La particularidad más difícil de la sentencia que el juez Marchena deberá tramar las próximas semanas es cómo debe castigarse un farol o, en otras palabras, de qué forma el Estado deberá reprimir a un intento de independencia que ninguno de sus líderes estaba dispuesto a culminar. La cosa podría no pasar de un escarmiento ligero para con las intenciones de unos políticos que no habían calibrado suficientemente el enemigo contra el que luchaban o que, a pesar de un tono pitonero, se movían en los parámetros clásicos del catalanismo (presionar al Estado para pedir más pasta); pero cuando se trata de la unidad de España no basta con una simple tarjeta amarilla. En este sentido, Marchena sabe perfectamente que su sentencia no sólo es una resolución, sino que tendrá carácter preventivo y podrá cimentar las bases criminales para todo aquel que intente repetir la aventura del procés.

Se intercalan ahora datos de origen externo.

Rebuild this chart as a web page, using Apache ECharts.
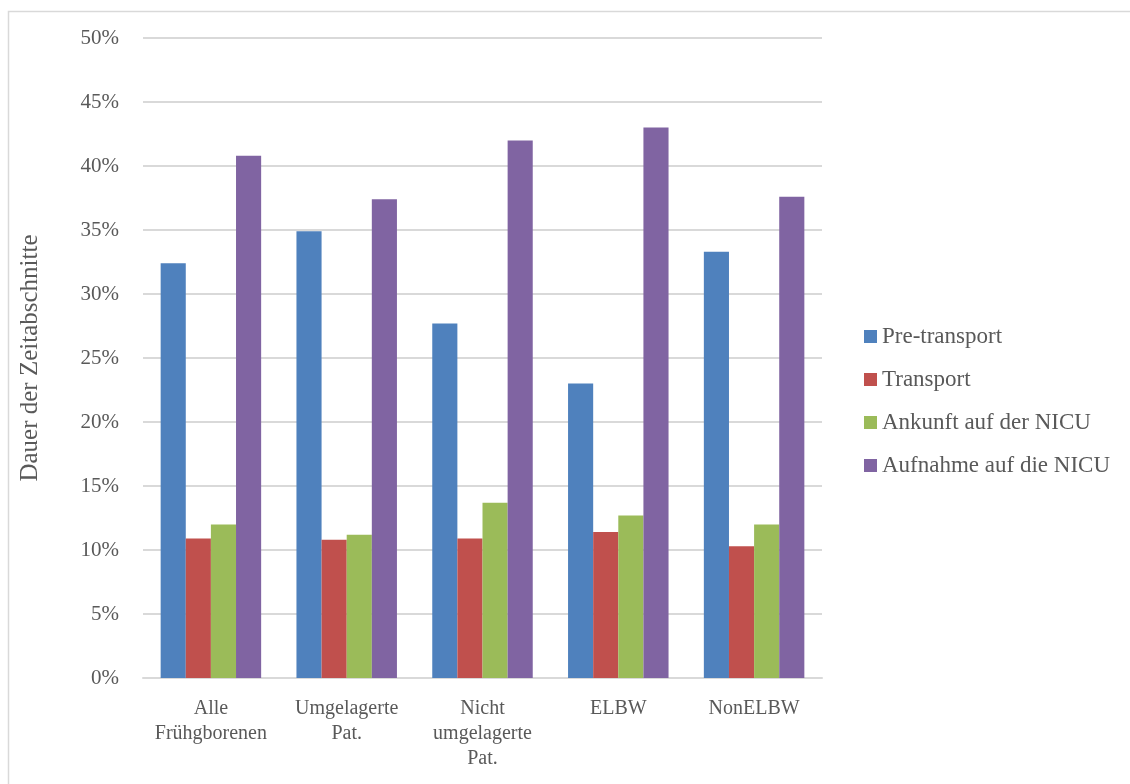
<!DOCTYPE html>
<html>
<head>
<meta charset="utf-8">
<script src="https://cdn.jsdelivr.net/npm/echarts@6/dist/echarts.min.js"></script>
<style>
  html, body { margin: 0; padding: 0; background: #ffffff; }
  #chart { width: 1130px; height: 784px; }
</style>
</head>
<body>
<div id="chart"></div>
<script>
// Patient groups on the x axis
const categories = ['Alle\nFrühgborenen', 'Umgelagerte\nPat.', 'Nicht\numgelagerte\nPat.', 'ELBW', 'NonELBW'];
// Share of total duration per time segment (%)
const preTransport = [32.4, 34.9, 27.7, 23.0, 33.3];
const transport = [10.9, 10.8, 10.9, 11.4, 10.3];
const ankunft = [12.0, 11.2, 13.7, 12.7, 12.0];
const aufnahme = [40.8, 37.4, 42.0, 43.0, 37.6];
const seriesNames = ['Pre-transport', 'Transport', 'Ankunft auf der NICU', 'Aufnahme auf die NICU'];
const colors = ['#4F81BD', '#C0504D', '#9BBB59', '#8064A2'];

const font = "'Liberation Serif', 'DejaVu Serif', serif";
const textColor = '#595959';

const chart = echarts.init(document.getElementById('chart'), null, { renderer: 'canvas' });

const seriesData = [preTransport, transport, ankunft, aufnahme];

chart.setOption({
  animation: false,
  backgroundColor: '#ffffff',
  color: colors,
  graphic: [{
    type: 'rect',
    shape: { x: 8.5, y: 11.5, width: 1200, height: 900 },
    style: { fill: 'none', stroke: '#D9D9D9', lineWidth: 1.5 },
    silent: true,
    z: -10
  }],
  grid: { left: 143, right: 308, top: 38, bottom: 106, containLabel: false },
  legend: {
    orient: 'vertical',
    left: 859,
    top: 320,
    itemWidth: 13,
    itemHeight: 13,
    itemGap: 20,
    icon: 'rect',
    data: seriesNames,
    textStyle: { fontFamily: font, fontSize: 23, color: textColor, padding: [0, 0, 0, 0] }
  },
  xAxis: {
    type: 'category',
    data: categories,
    axisLine: { show: true, lineStyle: { color: '#D9D9D9', width: 2 } },
    axisTick: { show: false },
    axisLabel: {
      interval: 0,
      margin: 18,
      fontFamily: font,
      fontSize: 20,
      lineHeight: 25,
      color: textColor
    }
  },
  yAxis: {
    type: 'value',
    min: 0,
    max: 50,
    interval: 5,
    name: 'Dauer der Zeitabschnitte',
    nameLocation: 'middle',
    nameGap: 100,
    nameTextStyle: { fontFamily: font, fontSize: 25, color: textColor },
    axisLine: { show: false },
    axisTick: { show: false },
    axisLabel: {
      formatter: '{value}%',
      margin: 24,
      fontFamily: font,
      fontSize: 21,
      color: textColor
    },
    splitLine: { lineStyle: { color: '#D9D9D9', width: 2 } }
  },
  series: seriesNames.map((name, i) => ({
    name: name,
    type: 'bar',
    data: seriesData[i],
    barGap: '0%',
    barCategoryGap: '26%',
    itemStyle: { color: colors[i] }
  }))
});
</script>
</body>
</html>
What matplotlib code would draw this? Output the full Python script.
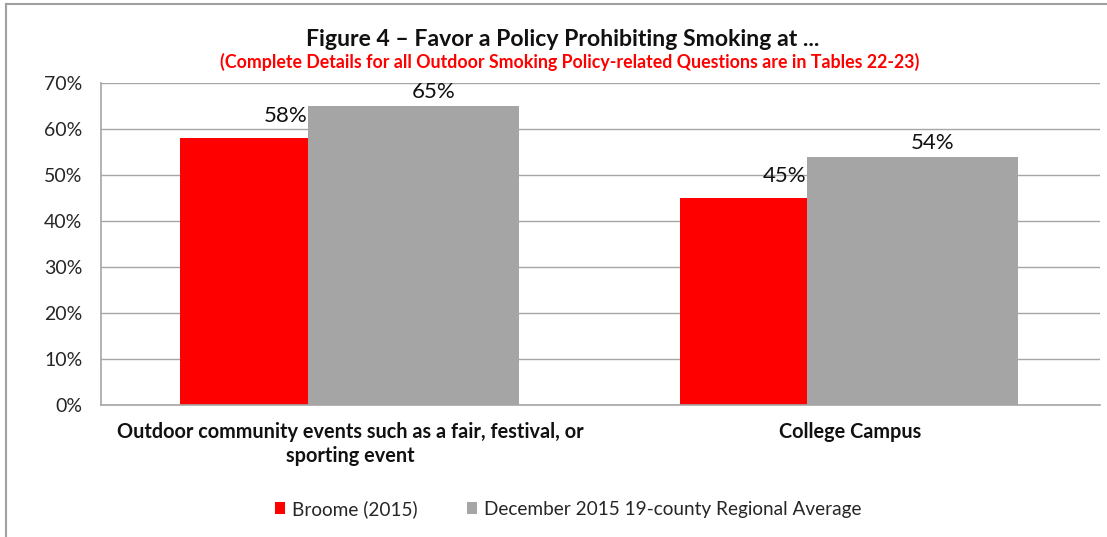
import matplotlib
matplotlib.use("Agg")
import matplotlib.pyplot as plt
from matplotlib.lines import Line2D
import numpy as np

categories = ["Outdoor community events such as a fair, festival, or\nsporting event", "College Campus"]
series_names = ["Broome (2015)", "December 2015 19-county Regional Average"]
broome = [58, 45]
regional = [65, 54]
yticks = [0, 10, 20, 30, 40, 50, 60, 70]

RED = "#FF0000"
GRAY = "#A5A5A5"
GRID = "#A6A6A6"
FONT = "Lato"

W, H = 1107, 537
fig = plt.figure(figsize=(W / 100, H / 100), dpi=100)
plt.rcParams['font.family'] = [FONT, 'DejaVu Sans']

def fx(px):
    return px / W

def fy(py):
    return 1 - py / H

ax = fig.add_axes([fx(101), fy(405), fx(1100) - fx(101), fy(83) - fy(405)])

x = np.arange(len(categories))
width = 0.4224
off_r, off_g = -0.1305, 0.1256
ax.bar(x + off_r, broome, width, color=RED, zorder=2, label=series_names[0])
ax.bar(x + off_g, regional, width, color=GRAY, zorder=3, label=series_names[1])

ax.set_xlim(-0.5, 1.5)
ax.set_ylim(0, 70)
ax.set_yticks(yticks)
ax.set_yticklabels([f"{v}%" for v in yticks], fontsize=14, color="#262626")
ax.set_xticks(x)
ax.set_xticklabels(categories, fontsize=14.3, fontweight="bold", color="#111111", linespacing=1.25)
ax.tick_params(axis="both", length=0)
ax.tick_params(axis="y", pad=13.5)
ax.tick_params(axis="x", pad=12)
ax.grid(axis="y", color=GRID, linewidth=1, zorder=0)
for s in ["top", "right"]:
    ax.spines[s].set_visible(False)
for s in ["left", "bottom"]:
    ax.spines[s].set_color(GRID)
    ax.spines[s].set_linewidth(1.2)
ax.spines["bottom"].set_zorder(4)

# data labels
for i in range(len(categories)):
    ax.annotate(f"{broome[i]}%", (x[i] + off_r, broome[i]), xytext=(0, 12),
                textcoords="offset pixels", ha="center", va="bottom", fontsize=16, color="#111111")
    ax.annotate(f"{regional[i]}%", (x[i] + 0.165, regional[i]), xytext=(0, 4),
                textcoords="offset pixels", ha="center", va="bottom", fontsize=16, color="#111111")

fig.text(fx(563), fy(39), "Figure 4 \u2013 Favor a Policy Prohibiting Smoking at ...", ha="center", va="center",
         fontsize=16.6, fontweight="bold", color="#111111")
fig.text(fx(570), fy(62), "(Complete Details for all Outdoor Smoking Policy-related Questions are in Tables 22-23)",
         ha="center", va="center", fontsize=12.8, fontweight="bold", color=RED)

leg = fig.legend(loc="center", bbox_to_anchor=(fx(568), fy(509)), ncol=2, frameon=False,
                 fontsize=13.7, handlelength=0.55, handleheight=0.55, columnspacing=2.6, handletextpad=0.35)
for t in leg.get_texts():
    t.set_color("#262626")

# chart border
fig.add_artist(Line2D([fx(6), fx(6)], [fy(4), 0], color="#A0A0A0", linewidth=1.5))
fig.add_artist(Line2D([fx(6), 1], [fy(4), fy(4)], color="#A0A0A0", linewidth=1.5))

fig.savefig("out.png", dpi=100)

Por otro lado, existe un delirio todavía mayor: durante todo el juicio, y quedó muy claro en las intervenciones de los fiscales del día de ayer, se ha comprobado como la única entidad del todo el mundo mundial que se ha tomado en serio el intento secesionista de los presos políticos es la judicatura española. A estas alturas, cualquier indepe, por furibundo que sea, no puede atesorar ni una sola prueba que demuestre el hecho que Puigdemont y Junqueras tuvieran previsto romper la relación con España. No existían las estructuras de estado, ni un mínimo plan de control del territorio ni de las fuerzas de seguridad (contrariamente, eran éstas las que lo tenían: detener al president y a todo el Govern, si hubiera sido necesario): pero a pesar de ello, cuando uno escucha las peroratas de fiscalía, pudiera parecer que Simón Bolívar fue un simple aficionado a la revolución si lo comparamos con nuestros pobres encarcelados.

Ni una sentencia muy dura provocará una respuesta valiente del independentismo en Catalunya

Esta es la grande y dolorosa paradoja que emana de este juicio en que quizás se acabará castigando a unos tristes amateurs de la política como si hubieran hecho realmente lo que le habían prometido a sus electores. De hecho, si Marchena fuera listo (y los españoles menos impulsivos de lo que son), lo mejor que podría hacer es dejar libres a los presos políticos sin ningún tipo de inhabilitación: pese a quien pese, mientras ellos manden y continúen monopolizando la política catalana con sucesores de la talla del president vicario, la independencia no pasará de farol. En este sentido, y por desgracia, ni una sentencia muy dura provocará una respuesta valiente del independentismo en Catalunya, por el simple hecho de que sus responsables máximos ya hace tiempo que sólo han mostrado un estricto acatamiento a la voluntad del poder español. Renunciar a tus convicciones, ya lo sabemos, nunca te da más valentía.

¿Cómo se juzga un farol? ¿Cómo se castiga ejemplarmente a quien sólo ha hecho que obedecerte por los siglos de los siglos? Estas son, hoy por hoy, las preguntas que sobrevuelan el alma de Marchena. Sea cual sea su respuesta, al final el juez habrá hecho un gran servicio a España. También a Catalunya, mal que nos pese, porque así sabremos de una vez por todas que salir a empatar siempre te acaba costando una derrota. A parte, cuando pierdes siempre se te acaba adelgazando la base.